Sergio Ramírez
¿Hubo alguna vez una revolución? Nunca antes la riqueza ha estado peor repartida, ni han sido tantos los pobres que arañan en los basureros de Acahualinca sobrevolados por los zopilotes, o que recorren en bandadas las vecindades de los semáforos en las calles de Managua vendiendo de todo, desde animalitos expulsados de las selvas que retroceden ante la inclemente depredación de las mafias madereras, a bisuterías y artículos de contrabando, y que cuando cae la noche regresan a las barriadas de casas improvisadas con ripios y desechos de empaque, y que se multiplican a diario, con lo que la ciudad, lejos de las luces de los mágicos centros de compra, parece un enorme campamento de damnificados.
¿Y los ideales?

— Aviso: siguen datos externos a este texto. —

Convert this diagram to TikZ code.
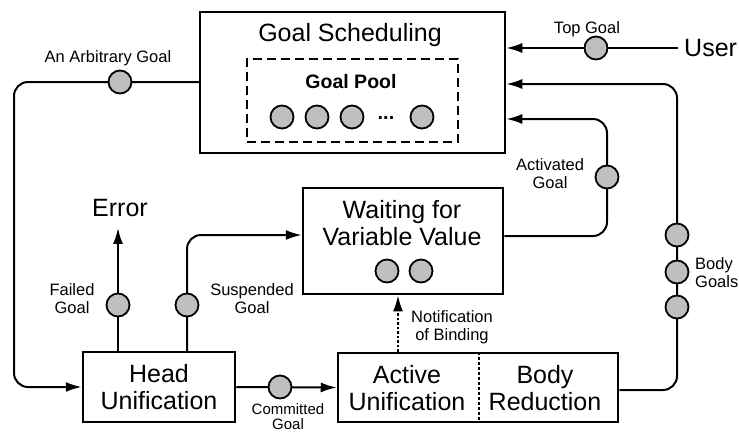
\documentclass[tikz,border=0pt]{standalone}
\usepackage{fontspec}
\setmainfont{Liberation Sans}
\usetikzlibrary{arrows.meta}
\begin{document}
\begin{tikzpicture}[x=1pt,y=-1pt,
  box/.style={draw, line width=2.5pt, rectangle, inner sep=0pt},
  big/.style={font=\fontsize{25}{27}\selectfont, align=center, inner sep=0pt},
  small/.style={font=\fontsize{16.5}{18}\selectfont, align=center, inner sep=0pt},
  goal/.style={circle, draw, line width=1.8pt, fill=gray!50, minimum size=23pt, inner sep=0pt},
  flow/.style={line width=2pt, rounded corners=14pt},
  arr/.style={flow, -{Latex[length=16pt,width=10pt]}},
  dotarr/.style={line width=2pt, dash pattern=on 2.5pt off 2pt, -{Latex[length=16pt,width=10pt]}},
]
\useasboundingbox (0,0) rectangle (739,432);

% --- Goal scheduling with its goal pool ---
\node[box, minimum width=305pt, minimum height=141pt] (sched) at (352.5,82.5) {};
\node[big] (schedT) at (350,35) {Goal Scheduling};
\node[draw, line width=1.8pt, dash pattern=on 9pt off 5pt, minimum width=211pt, minimum height=83pt, inner sep=0pt] (pool) at (352.5,100.5) {};
\node[font=\fontsize{19.5}{21}\selectfont\bfseries, inner sep=0pt] (poolT) at (351,82) {Goal Pool};
\node[goal] (p1) at (282,117) {};
\node[goal] (p2) at (317,117) {};
\node[goal] (p3) at (352,117) {};
\node[font=\fontsize{20}{22}\selectfont\bfseries, inner sep=0pt] (pdots) at (386,118) {...};
\node[goal] (p4) at (422,117) {};

% --- Waiting for variable value ---
\node[box, minimum width=200pt, minimum height=106pt] (wait) at (403,241) {};
\node[big] (waitT) at (402,223) {Waiting for\\Variable Value};
\node[goal] (w1) at (387,271) {};
\node[goal] (w2) at (421,271) {};

% --- Head unification ---
\node[box, big, minimum width=152pt, minimum height=70pt] (head) at (159,387) {Head\\Unification};

% --- Active unification | body reduction ---
\node[box, minimum width=280pt, minimum height=69pt] (act) at (478,387.5) {};
\node[big] (actL) at (407,388) {Active\\Unification};
\node[big] (actR) at (545,388) {Body\\Reduction};
\draw[line width=1.6pt, dash pattern=on 3pt off 2pt] (act.north -| 479,0) -- (act.south -| 479,0);

% --- Error sink ---
\node[big, inner xsep=0pt, inner ysep=11pt] (err) at (120,208) {Error};

% --- User and top goal ---
\node[big, anchor=west, inner xsep=6pt] (user) at (678,48) {User};
\draw[arr] (user.west) -- (sched.east |- user.west);
\node[goal] (gtop) at (596,48) {};
\node[small] (ltop) at (587,29) {Top Goal};

% --- Body goals loop ---
\draw[arr] (act.east |- 0,390) -| (677,84) -- (sched.east |- 0,84);
\node[goal] (gb1) at (677,235) {};
\node[goal] (gb2) at (677,272) {};
\node[goal] (gb3) at (677,307) {};
\node[small, align=left, anchor=west] (lbody) at (695,273) {Body\\Goals};

% --- Activated goal ---
\draw[arr] (wait.east |- 0,236) -| (607,119) -- (sched.east |- 0,119);
\node[goal] (gact) at (607,177) {};
\node[small] (lact) at (550,174) {Activated\\Goal};

% --- Arbitrary goal ---
\draw[arr] (sched.west |- 0,82) -| (14,387) -- (head.west |- 0,387);
\node[goal] (garb) at (120,82) {};
\node[small] (larb) at (108,58) {An Arbitrary Goal};

% --- Failed goal ---
\draw[arr] (head.north -| 118,0) -- (err.south -| 118,0);
\node[goal] (gfail) at (118,305) {};
\node[small] (lfail) at (72,299) {Failed\\Goal};

% --- Suspended goal ---
\draw[arr] (head.north -| 187,0) |- (wait.west |- 0,235);
\node[goal] (gsus) at (187,305) {};
\node[small] (lsus) at (252,299) {Suspended\\Goal};

% --- Committed goal ---
\draw[arr] (head.east) -- (act.west);
\node[goal] (gcom) at (280,387) {};
\node[font=\fontsize{15}{15}\selectfont, align=center, inner sep=0pt] (lcom) at (288,417) {Committed\\Goal};

% --- Notification of binding ---
\draw[dotarr] (act.north -| 398,0) -- (wait.south -| 398,0);
\node[small] (lnot) at (452,327) {Notification\\of Binding};
\end{tikzpicture}
\end{document}
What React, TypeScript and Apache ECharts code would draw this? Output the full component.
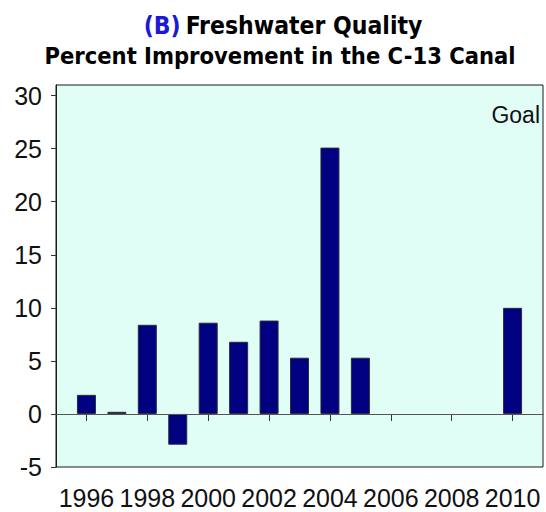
import React, { useEffect, useRef } from "react";
import * as echarts from "echarts";

const years = [1996, 1997, 1998, 1999, 2000, 2001, 2002, 2003, 2004, 2005, 2010];
const values = [1.8, 0.2, 8.4, -2.9, 8.6, 6.8, 8.8, 5.3, 25.1, 5.3, 10.0];
const xTicks = [1996, 1998, 2000, 2002, 2004, 2006, 2008, 2010];
const yTicks = [-5, 0, 5, 10, 15, 20, 25, 30];
const titleTag = "(B)";
const titleMain = "Freshwater Quality";
const subtitle = "Percent Improvement in the C-13 Canal";
const goalLabel = "Goal";

const sans = '"Liberation Sans", Arial, sans-serif';
const titleFont = '"DejaVu Sans Condensed", "DejaVu Sans", sans-serif';

export default function App() {
  const ref = useRef<HTMLDivElement>(null);
  useEffect(() => {
    if (!ref.current) return;
    const chart = echarts.init(ref.current, undefined, { renderer: "svg" });
    chart.setOption({
      animation: false,
      backgroundColor: "#ffffff",
      title: [
        {
          text: `{b|${titleTag}} {m|${titleMain}}`,
          left: 278,
          textAlign: "center",
          top: 8,
          textStyle: {
            rich: {
              b: { color: "#1a1ad6", fontFamily: titleFont, fontWeight: "bold", fontSize: 24.5 },
              m: { color: "#000", fontFamily: titleFont, fontWeight: "bold", fontSize: 24.5 },
            },
          },
        },
        {
          text: subtitle,
          left: 275,
          textAlign: "center",
          top: 39,
          textStyle: { color: "#000", fontFamily: titleFont, fontWeight: "bold", fontSize: 23.5 },
        },
      ],
      grid: {
        left: 56,
        right: 3,
        top: 85,
        bottom: 45,
        show: true,
        backgroundColor: "#e0fdf6",
        borderColor: "#1a1a1a",
        borderWidth: 1,
      },
      xAxis: {
        type: "value",
        min: 1995,
        max: 2011,
        splitLine: { show: false },
        axisLine: { show: true, lineStyle: { color: "#1a1a1a" } },
        axisTick: { show: true, length: 7, customValues: xTicks, lineStyle: { color: "#333" } },
        axisLabel: {
          customValues: xTicks,
          hideOverlap: false,
          showMinLabel: true,
          showMaxLabel: true,
          color: "#111",
          fontFamily: sans,
          fontSize: 25,
          margin: 18,
          formatter: (v: number) => String(v),
        },
      },
      yAxis: {
        type: "value",
        min: -5,
        max: 31,
        splitLine: { show: false },
        axisLine: { show: true, lineStyle: { color: "#1a1a1a" } },
        axisTick: { show: true, length: 5, customValues: yTicks, lineStyle: { color: "#333" } },
        axisLabel: {
          customValues: yTicks,
          color: "#111",
          fontFamily: sans,
          fontSize: 25,
          margin: 14,
        },
      },
      series: [
        {
          type: "bar",
          data: years.map((y, i) => [y, values[i]]),
          barWidth: 19,
          itemStyle: { color: "#000080", borderColor: "#2b2b3a", borderWidth: 1 },
          markLine: {
            silent: true,
            symbol: "none",
            label: { show: false },
            lineStyle: { color: "#555", type: "solid", width: 1 },
            data: [{ yAxis: 0 }],
          },
        },
      ],
      graphic: [
        {
          type: "text",
          right: 6,
          top: 103,
          style: { text: goalLabel, fill: "#111", font: `23px ${sans}` },
        },
      ],
    });
    return () => chart.dispose();
  }, []);
  return (
    <div
      ref={ref}
      style={{ position: "fixed", left: 0, top: 0, width: 546, height: 512 }}
    />
  );
}
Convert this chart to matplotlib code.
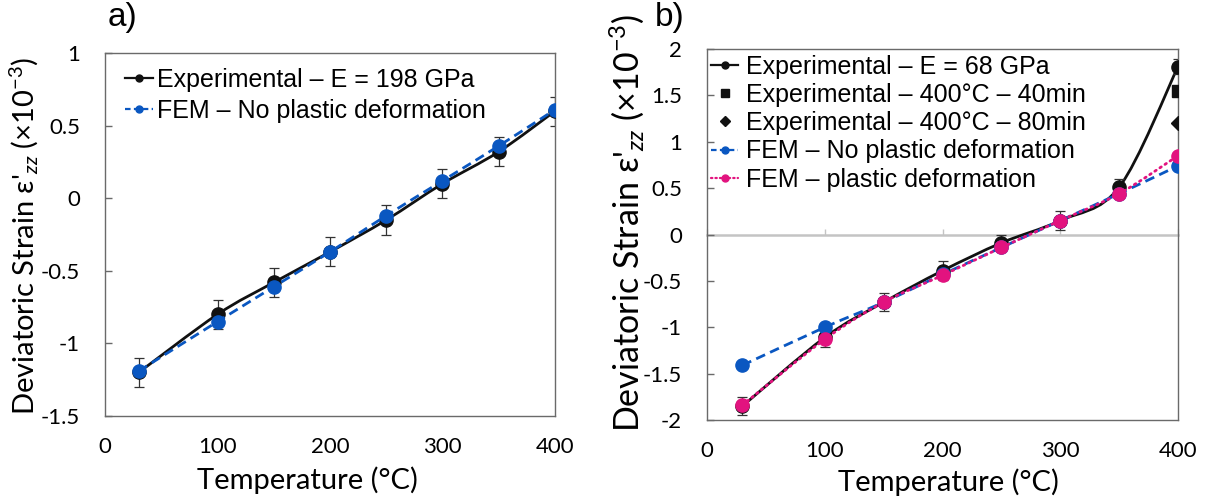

Desaparecidos bajo un alud de desesperanza, de frustraciones, de confusión ideológica, de retórica vacía, y, otra vez, de olvido. El setenta por ciento de la población actual de Nicaragua no pasa de los treinta años, con lo que la memoria que los jóvenes tienen de la revolución es precaria; tampoco se enseña mucho sobre ella en las escuelas, y los juicios de quienes la vivieron siguen polarizados como antes. Un amanecer radiante para unos, la noche oscura para otros, según la frase acuñada por el Papa Juan Pablo II en su segunda visita de 1996 a Nicaragua.